We have come to think of Thanksgiving as a day of feasting and football. In the very earliest of Thanksgiving traditions (there were many different dates used by many different groups) the day was actually a day of fasting and reflection on the condition of your soul. It was a day of thinking about the good things in your life. By taking a break from food for a day, it was a physical reminder that you were fed your daily bread on all other days, that you had your health, a job to meet your material needs, and people who cared for you and your well-being. Entire communities took part in these fasting Thanksgiving Days. These special days were sometimes proclaimed by presidents as a decree for the entire nation to recognize thanks to God for life and liberty. This is especially true after wars had ended. Presidents Madison and Lincoln both issued such Thanksgiving Day decrees after the War of 1812 and during the 1863 campaigns of the American Civil War, which were some of the bloodiest of the war. President Washington proclaimed a Thanksgiving Day of fasting after the U.S. Constitution was ratified in 1789.

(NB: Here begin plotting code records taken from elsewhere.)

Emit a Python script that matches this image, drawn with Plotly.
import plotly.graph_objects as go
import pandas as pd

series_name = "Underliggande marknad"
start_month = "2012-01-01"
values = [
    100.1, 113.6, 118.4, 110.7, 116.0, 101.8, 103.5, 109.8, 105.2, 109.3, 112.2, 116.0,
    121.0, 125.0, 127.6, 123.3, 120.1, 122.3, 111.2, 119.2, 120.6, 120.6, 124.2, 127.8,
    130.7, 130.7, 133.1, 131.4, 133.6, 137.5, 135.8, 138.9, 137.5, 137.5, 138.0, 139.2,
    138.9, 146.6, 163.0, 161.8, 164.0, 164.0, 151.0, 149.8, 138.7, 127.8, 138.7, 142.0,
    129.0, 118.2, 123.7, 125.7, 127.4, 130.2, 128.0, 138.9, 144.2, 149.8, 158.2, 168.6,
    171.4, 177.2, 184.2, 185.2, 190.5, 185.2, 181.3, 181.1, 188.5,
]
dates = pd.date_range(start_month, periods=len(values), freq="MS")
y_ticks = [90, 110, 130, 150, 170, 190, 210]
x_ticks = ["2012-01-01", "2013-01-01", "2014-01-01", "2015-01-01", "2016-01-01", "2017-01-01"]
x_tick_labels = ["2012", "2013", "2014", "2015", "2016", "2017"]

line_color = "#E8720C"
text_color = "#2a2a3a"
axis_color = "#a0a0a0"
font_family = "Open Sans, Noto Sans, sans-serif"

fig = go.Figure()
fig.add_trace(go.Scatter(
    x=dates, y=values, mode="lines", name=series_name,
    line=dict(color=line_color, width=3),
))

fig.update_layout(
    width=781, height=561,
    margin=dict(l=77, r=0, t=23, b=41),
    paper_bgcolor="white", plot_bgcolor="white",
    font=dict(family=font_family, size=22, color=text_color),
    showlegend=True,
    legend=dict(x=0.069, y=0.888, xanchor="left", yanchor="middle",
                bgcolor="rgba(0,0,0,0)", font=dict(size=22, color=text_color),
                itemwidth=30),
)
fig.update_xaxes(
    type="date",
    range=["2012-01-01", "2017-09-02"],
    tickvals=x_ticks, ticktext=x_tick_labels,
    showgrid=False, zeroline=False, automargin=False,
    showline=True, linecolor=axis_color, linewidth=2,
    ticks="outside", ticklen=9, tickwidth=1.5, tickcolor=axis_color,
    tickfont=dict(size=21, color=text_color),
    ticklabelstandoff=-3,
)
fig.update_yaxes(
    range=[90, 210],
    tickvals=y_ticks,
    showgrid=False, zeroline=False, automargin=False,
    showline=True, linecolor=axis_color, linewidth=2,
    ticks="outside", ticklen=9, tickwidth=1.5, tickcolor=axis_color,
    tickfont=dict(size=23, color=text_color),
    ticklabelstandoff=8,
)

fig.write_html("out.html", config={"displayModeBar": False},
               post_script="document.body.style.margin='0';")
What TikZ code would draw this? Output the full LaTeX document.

Taking a day to stop eating is a foreign concept to most of us, as is a day for the reflection of our soul. We prefer to be entertained and overfed. However, I am seeing the value in all of this. How can I truly be thankful if I never take the time to reflect upon the good things in my life. I must admit, as a marketing professional, that my job is to point out people’s unhappiness and to promote the purchasing of things that will fix that unhappiness. This is, I believe, why marketing during the holiday season is so successful. Why do we shop and eat and work ourselves into a frenzy this time of year? It is to try to make ourselves and those around us happy… which is to admit that we don’t have happiness at the moment. It is just outside of our reach, but we can fix that by buying the right gifts during the season. Is there any thanksgiving in that kind of thinking? I’m not sure there is. So reflection on what is good about my life at this very moment and thinking about where it all comes from just might be the starting place for contentment in my life.

Do you have it good? What is the source of goodness? Push away the food, turn off the TV, get away from the early bird specials and reflect on that for a little while this Thanksgiving.